Il s’avère que les besoins de financement de la RDC ne peuvent pas, au stade actuel, être résorbés par les seules institutions financières de Bretton Woods et le Club de Paris. La RDC peut souverainement contracter des accords bilatéraux et multilatéraux. C’est son droit le plus légitime. Aussi, sur fond de droit au développement, il est bon pour la RDC de multiplier ses partenaires sans aliéner sa souveraineté et sa dignité, en évitant bien sûr de s’enfermer dans une espèce de Tour de Babel de la dette.
En tout état de cause, l’essentiel pour la RDC consiste à affecter les ressources dans le secteur de développement et non de la consommation afin de maîtriser ses capacités d’honorer les engagements. Bien plus, l’entrepreunariat souffre en RDC de l’inexistence des institutions financières capables d’accorder des crédits à long terme. Et la plate-forme financière chinoise ambitionne de pallier à cette lacune.

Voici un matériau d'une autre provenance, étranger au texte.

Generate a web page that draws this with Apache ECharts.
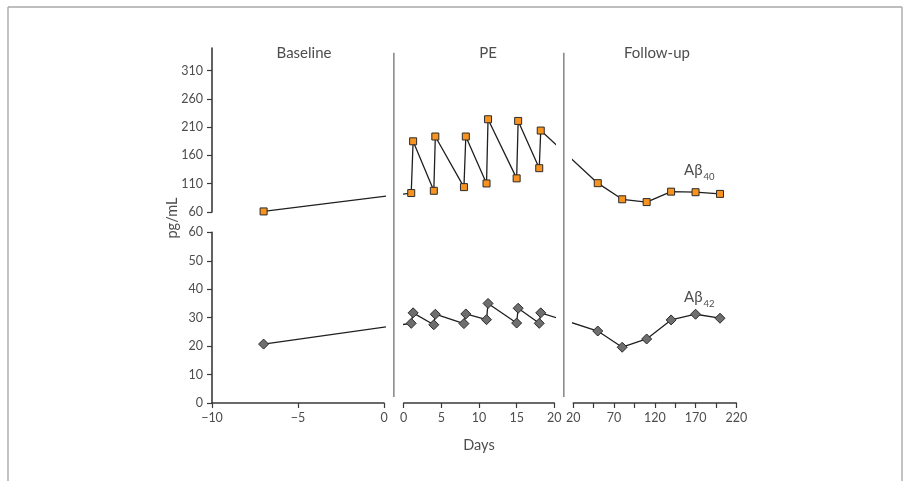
<!DOCTYPE html>
<html>
<head>
<meta charset="utf-8">
<script src="https://cdn.jsdelivr.net/npm/echarts@6/dist/echarts.min.js"></script>
<style>
  html, body { margin: 0; padding: 0; background: #fff; overflow: hidden; }
  #chart { width: 907px; height: 486px; }
</style>
</head>
<body>
<div id="chart"></div>
<script>
// ---- data -------------------------------------------------------------
const panelNames = ['Baseline', 'PE', 'Follow-up'];

const baselineDays = [-7];
const baselineAb40 = [61];
const baselineAb42 = [20.7];

const peDays = [1, 1.25, 4, 4.2, 8, 8.25, 11, 11.2, 15, 15.2, 18, 18.2];
const peAb40 = [93.5, 185, 97.5, 193.5, 104, 193.5, 110.5, 224, 119.5, 221, 137.5, 204];
const peAb42 = [28.0, 31.7, 27.5, 31.2, 27.9, 31.3, 29.3, 35.0, 28.1, 33.3, 28.0, 31.7];

const followDays = [50, 80, 110, 140, 170, 200];
const followAb40 = [111, 82.5, 77.5, 96, 95, 92];
const followAb42 = [25.3, 19.6, 22.5, 29.2, 31.2, 29.8];

// tick values
const upperTicks = [60, 110, 160, 210, 260, 310];
const lowerTicks = [0, 10, 20, 30, 40, 50, 60];
const baselineTicks = [-10, -5, 0];
const peTicks = [0, 5, 10, 15, 20];
const followTicks = [20, 45, 70, 95, 120, 145, 170, 195, 220];
const followLabels = [20, 70, 120, 170, 220];

// ---- layout -----------------------------------------------------------
const panels = [
  { left: 212,   width: 172,   min: -10, max: 0,   ticks: baselineTicks, labels: baselineTicks, titleX: 299 },
  { left: 403.7, width: 150.6, min: 0,   max: 20,  ticks: peTicks,       labels: peTicks,       titleX: 483 },
  { left: 573.3, width: 163,   min: 20,  max: 220, ticks: followTicks,   labels: followLabels,  titleX: 652 }
];
const bands = [
  { top: 48,    height: 164,   min: 60, max: 350, ticks: upperTicks },
  { top: 232.3, height: 170.7, min: 0,  max: 60,  ticks: lowerTicks }
];

const FONT = 'Lato';
const AXIS_COLOR = '#3a3a3a';
const TEXT_COLOR = '#4d4d4d';

const series40 = [
  [baselineDays, baselineAb40],
  [peDays, peAb40],
  [followDays, followAb40]
];
const series42 = [
  [baselineDays, baselineAb42],
  [peDays, peAb42],
  [followDays, followAb42]
];

function pairs(xs, ys) { return xs.map((x, i) => [x, ys[i]]); }
const fmtNum = v => String(v).replace('-', '\u2212');

const grids = [], xAxes = [], yAxes = [];
bands.forEach((b, bi) => {
  panels.forEach((p, pi) => {
    grids.push({ left: p.left, width: p.width, top: b.top, height: b.height, containLabel: false });
    xAxes.push({
      type: 'value', gridIndex: grids.length - 1, min: p.min, max: p.max,
      show: bi === 1, position: 'bottom',
      axisLine: { show: true, onZero: false, lineStyle: { color: AXIS_COLOR, width: 1.6 } },
      axisTick: { show: true, length: 5, customValues: p.ticks, lineStyle: { color: AXIS_COLOR, width: 1.2 } },
      axisLabel: { customValues: p.labels, margin: 8, color: TEXT_COLOR, fontFamily: FONT, fontSize: 12.5, formatter: fmtNum },
      splitLine: { show: false }
    });
    yAxes.push({
      type: 'value', gridIndex: grids.length - 1, min: b.min, max: b.max,
      show: pi === 0, position: 'left',
      axisLine: { show: true, onZero: false, lineStyle: { color: AXIS_COLOR, width: 1.6 } },
      axisTick: { show: true, length: 5, customValues: b.ticks, lineStyle: { color: AXIS_COLOR, width: 1.2 } },
      axisLabel: { customValues: b.ticks, margin: 9, color: TEXT_COLOR, fontFamily: FONT, fontSize: 12.5 },
      splitLine: { show: false }
    });
  });
});

const squareStyle = {
  symbol: 'rect', symbolSize: 7,
  itemStyle: { color: '#f7931e', borderColor: '#2b2b2b', borderWidth: 1 }
};
const diamondStyle = {
  symbol: 'diamond', symbolSize: 10,
  itemStyle: { color: '#6e6e6e', borderColor: '#2b2b2b', borderWidth: 1 }
};

function buildSeries(extra) {
  const out = [];
  [series40, series42].forEach((set, bi) => {
    set.forEach(([xs, ys], pi) => {
      const g = bi * 3 + pi;
      const ext = extra ? extra[g] : { before: null, after: null };
      const data = pairs(xs, ys).map(v => ({ value: v }));
      if (ext.before) data.unshift({ value: ext.before, symbol: 'none' });
      if (ext.after) data.push({ value: ext.after, symbol: 'none' });
      out.push(Object.assign({
        type: 'line', xAxisIndex: g, yAxisIndex: g, data: data, clip: true,
        lineStyle: { color: '#1f1f1f', width: 1.3 }, animation: false, z: 3
      }, bi === 0 ? squareStyle : diamondStyle));
    });
  });
  return out;
}

const titles = panels.map((p, i) => ({
  text: panelNames[i], left: p.titleX, top: 41, textAlign: 'center',
  textStyle: { fontFamily: FONT, fontWeight: 'normal', fontSize: 15, color: TEXT_COLOR }
}));

// separators between the three panels
const sepTop = 52.7, sepBottom = 397;
const separators = [0, 1].map(i => {
  const x = (panels[i].left + panels[i].width + panels[i + 1].left) / 2;
  return { type: 'line', shape: { x1: x, y1: sepTop, x2: x, y2: sepBottom },
           style: { stroke: '#8c8c8c', lineWidth: 1.6 }, silent: true };
});

// open frame: top edge and both sides
const frameStyle = { stroke: '#a9a9a9', lineWidth: 1.4 };
const frame = [
  { type: 'line', shape: { x1: 8, y1: 7, x2: 902, y2: 7 }, style: frameStyle, silent: true },
  { type: 'line', shape: { x1: 8, y1: 7, x2: 8, y2: 481 }, style: frameStyle, silent: true },
  { type: 'line', shape: { x1: 902, y1: 7, x2: 902, y2: 481 }, style: frameStyle, silent: true }
];

const labelRich = {
  a: { fontFamily: FONT, fontSize: 15, fill: TEXT_COLOR },
  s: { fontFamily: FONT, fontSize: 9.5, fill: TEXT_COLOR, verticalAlign: 'bottom', padding: [13, 0, 0, 1] }
};

const graphics = [
  ...frame,
  ...separators,
  { type: 'text', x: 479, y: 445,
    style: { text: 'Days', fontFamily: FONT, fontSize: 14.5, fill: TEXT_COLOR, align: 'center', verticalAlign: 'middle' } },
  { type: 'text', x: 172, y: 218, rotation: Math.PI / 2,
    style: { text: 'pg/mL', fontFamily: FONT, fontSize: 14.5, fill: TEXT_COLOR, align: 'center', verticalAlign: 'middle' } },
  { type: 'text', x: 684, y: 170,
    style: { text: '{a|A\u03b2}{s|40}', verticalAlign: 'middle', rich: labelRich } },
  { type: 'text', x: 684, y: 297,
    style: { text: '{a|A\u03b2}{s|42}', verticalAlign: 'middle', rich: labelRich } }
];

const chart = echarts.init(document.getElementById('chart'), null, { renderer: 'canvas' });
chart.setOption({
  backgroundColor: '#fff',
  animation: false,
  title: titles,
  grid: grids, xAxis: xAxes, yAxis: yAxes,
  graphic: graphics,
  series: buildSeries(null)
});

// Lines continue across the panel breaks: the neighbouring panel's edge point
// is mapped into this panel's coordinates and the segment is clipped by the grid.
function mapPoint(fromGrid, toGrid, pt) {
  const px = chart.convertToPixel({ gridIndex: fromGrid }, pt);
  return chart.convertFromPixel({ gridIndex: toGrid }, px);
}
const extra = [];
[series40, series42].forEach((set, bi) => {
  set.forEach(([xs, ys], pi) => {
    const g = bi * 3 + pi;
    const e = { before: null, after: null };
    if (pi > 0) {
      const [pxs, pys] = set[pi - 1];
      e.before = mapPoint(g - 1, g, [pxs[pxs.length - 1], pys[pys.length - 1]]);
    }
    if (pi < set.length - 1) {
      const [nxs, nys] = set[pi + 1];
      e.after = mapPoint(g + 1, g, [nxs[0], nys[0]]);
    }
    extra[g] = e;
  });
});
chart.setOption({ series: buildSeries(extra) });
</script>
</body>
</html>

En fait, dans ce contexte de relations bilatérales et multilatérales, il est important de quitter les vieux sentiers battus en cette ère de mondialisation pour diversifier la coopération dans le but d’apporter sa contribution à la croissance mondiale. La Chine s’est ouverte à l’ Occident et est devenue membre de l’ Organisation mondiale du commerce, OMC, en s’intégrant dans cette logique. Les Occidentaux n’ont pas hésité un seul instant à l’envahir presque en vue d’exploiter le marché chinois. La République démocratique du Congo ne commet aucun crime de disposer des accords de partenariat avec la même Chine sans s’attirer la foudre des partenaires traditionnels qui, la RDC le reconnaît, ont été à ses côtés pendant des moments difficiles de son parcours politique.
Mais pour un pays qui sort d’une situation de guerre complexe et accuse d’immenses potentialités, la « guerre des espaces économiques » ne doit pas le contraindre à l’état d’otage. Ce serait l’asphyxier et le pousser vers un suicide collectif.